Les humains, devenus dieux puisqu’éternels, auront donc un début, leur naissance, mais plus de fin. Ce qui contredit le mouvement même de la vie, de la plus petite bactérie jusqu’aux galaxies. En voulant supprimer la mort, les transhumanistes n’aboutiraient pas plutôt à l’anéantissement de toute vie?
Et puis dans ce monde de dieux, qui s’occuperait des poubelles et autres corvées aussi quotidiennes qu’indispensables? On voit mal les ex-humains devenus dieux s’abaisser à pareilles tâches. Pourquoi ne pas les confier à des humains qui, eux, n’auront pas eu les moyens d’acquérir les fruits en or massif des technologies transhumanistes? Les pauvres n’auront que ce qu’ils méritent!
Elon Musk sans limite?
Du délire futuriste?

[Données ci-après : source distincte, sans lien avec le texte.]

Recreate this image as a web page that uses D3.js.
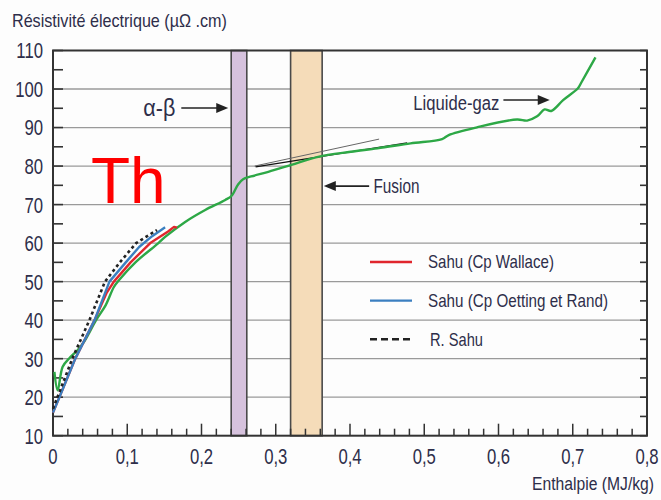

Certes mais il est sous-tendu par la vieille idéologie qui maintient l’exploitation de l’homme par l’homme. Si Elon Musk soutient les extrêmes du conservatisme, ce n’est donc pas un hasard.
Ce prophète du transhumanisme tendance martienne semble n’avoir aucune borne. Cela dit l’absence de limite de Musk risque de devenir sa propre limite. A tout mouvement engagé répond son contraire. Gare au retour du balancier qui sera proportionnel à la puissance du lancer initial.
Et ce balancier, le milliardaire est en train de le pousser très loin!
Jean-Noël Cuénod
Merci Jean Noël, pour cet éclairage pour le moins non-conventionnel, tout comme d’ailleurs l’acteur du rôle principal, Elon Musk.